The cast included Clark, who is now based in Chicago, and Holly Lynn Ellis, who went to high school with Bias in Minot and also served as a co-producer. Those involved said it was like working with family.

"I had a great time on the shoot," said Clark, a native of Great Falls who was a member of the Montana Shakespeare in the Parks Cast in 1998, 2000 and 2005. "Dusty and I have worked together so much, since our days at MSU, that we trust the other one to do their job. It was lots of fun."

All members of the production thought that the film had a special quality about it. Martin-Bias, who sells real estate to help make ends meet, said the producers decided to submit a rough cut rather than finished film to Sundance, because their intention was to try for another festival.

"We thought (Sundance) would give us a deadline," Bias said. She said they were shocked when Sundance called with the acceptance.

"We couldn't believe it," Martin-Bias said. "You don't think Sundance (success), especially off a rough cut. It had been such a long road. We never stopped trying to make movies. But, it had been 10 years."

Dusty Bias said learning that their film had been accepted to Sundance was like "I had been at a fair throwing balls into a bucket all night long, and I finally made one. It was unbelievable."

Bias said that all involved in the film are planning to attend the festival and soak in the atmosphere, but they will also work hard to sell the film while there in order to fund another film project.

"I want to seize this opportunity and make the best of it," he said.

He also hopes to bring the film to Bozeman and MSU someday soon. He'd like to talk to current film students, whom he said often get too caught up in the future.

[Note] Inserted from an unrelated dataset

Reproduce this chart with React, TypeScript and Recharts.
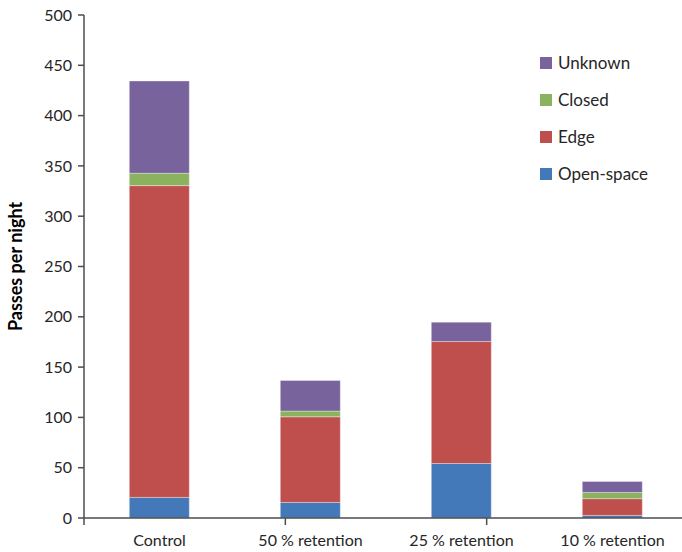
import { BarChart, Bar, XAxis, YAxis } from "recharts";

const categories = ["Control", "50 % retention", "25 % retention", "10 % retention"];
const openSpace = [20.5, 15.5, 54.2, 2.6];
const edge = [309.9, 85.1, 121.2, 16.6];
const closed = [12.3, 5.7, 0, 6.2];
const unknown = [91.7, 30.4, 19.3, 11.0];
const yTicks = [0, 50, 100, 150, 200, 250, 300, 350, 400, 450, 500];
const edgeTicks = [0, 1, 2, 3, 4];

const SERIES = [
  { key: "openSpace", name: "Open-space", color: "#4479B9" },
  { key: "edge", name: "Edge", color: "#BE4F4D" },
  { key: "closed", name: "Closed", color: "#8BB35F" },
  { key: "unknown", name: "Unknown", color: "#78639C" },
];

const data = categories.map((label, i) => ({
  label,
  openSpace: openSpace[i],
  edge: edge[i],
  closed: closed[i],
  unknown: unknown[i],
}));

const FONT = "Lato, 'Open Sans', sans-serif";
const AXIS = "#4d4d4d";

// legend drawn as html on top, so it does not eat plot width
function LegendBox() {
  const items = [...SERIES].reverse();
  return (
    <div style={{ position: "absolute", left: 540, top: 44, fontFamily: FONT, fontSize: 17, color: "#262626" }}>
      {items.map((it) => (
        <div key={it.key} style={{ display: "flex", alignItems: "center", height: 37 }}>
          <span style={{ width: 12, height: 12, background: it.color, marginRight: 6, display: "inline-block" }} />
          {it.name}
        </div>
      ))}
    </div>
  );
}

export default function App() {
  return (
    <div style={{ position: "absolute", left: 0, top: 0, width: 682, height: 552, overflow: "hidden", background: "#fff" }}>
      <BarChart
        width={700}
        height={552}
        data={data}
        margin={{ top: 15, right: 12, bottom: 3, left: 0 }}
        barCategoryGap="30%"
      >
        {/* category edges: the Excel-style ticks between categories */}
        <XAxis
          type="number"
          domain={[0, 4]}
          ticks={edgeTicks}
          allowDataOverflow
          height={1}
          tick={() => <g />}
          tickSize={7}
          stroke={AXIS}
          strokeWidth={1.5}
        />
        <XAxis
          xAxisId="cat"
          dataKey="label"
          axisLine={false}
          tickLine={false}
          height={30}
          tick={{ fontFamily: FONT, fontSize: 16, fill: "#262626" }}
          tickMargin={10}
          interval={0}
        />
        <YAxis
          width={84}
          domain={[0, 500]}
          ticks={yTicks}
          interval={0}
          tickSize={6}
          tickMargin={6}
          stroke={AXIS}
          strokeWidth={1.5}
          tick={{ fontFamily: FONT, fontSize: 16, fill: "#262626" }}
          label={{
            value: "Passes per night",
            angle: -90,
            position: "insideLeft",
            offset: 16,
            style: { fontFamily: FONT, fontSize: 18, fontWeight: 700, fill: "#000", textAnchor: "middle" },
          }}
        />
        {SERIES.map((s) => (
          <Bar
            key={s.key}
            xAxisId="cat"
            dataKey={s.key}
            name={s.name}
            stackId="a"
            fill={s.color}
            stroke="rgba(255,255,255,0.35)"
            strokeWidth={1}
            isAnimationActive={false}
          />
        ))}
      </BarChart>
      <LegendBox />
    </div>
  );
}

"My time (at MSU) was so important, more than anything because of the relationships I built there with other students and Cindy Stillwell," he said. "Those relationships are still the most important thing that have happened to me, career-wise. Everything I've done has involved someone I went to school with at MSU.

"You look back and it is the peers sitting in front of you that you're going to work with the rest of life."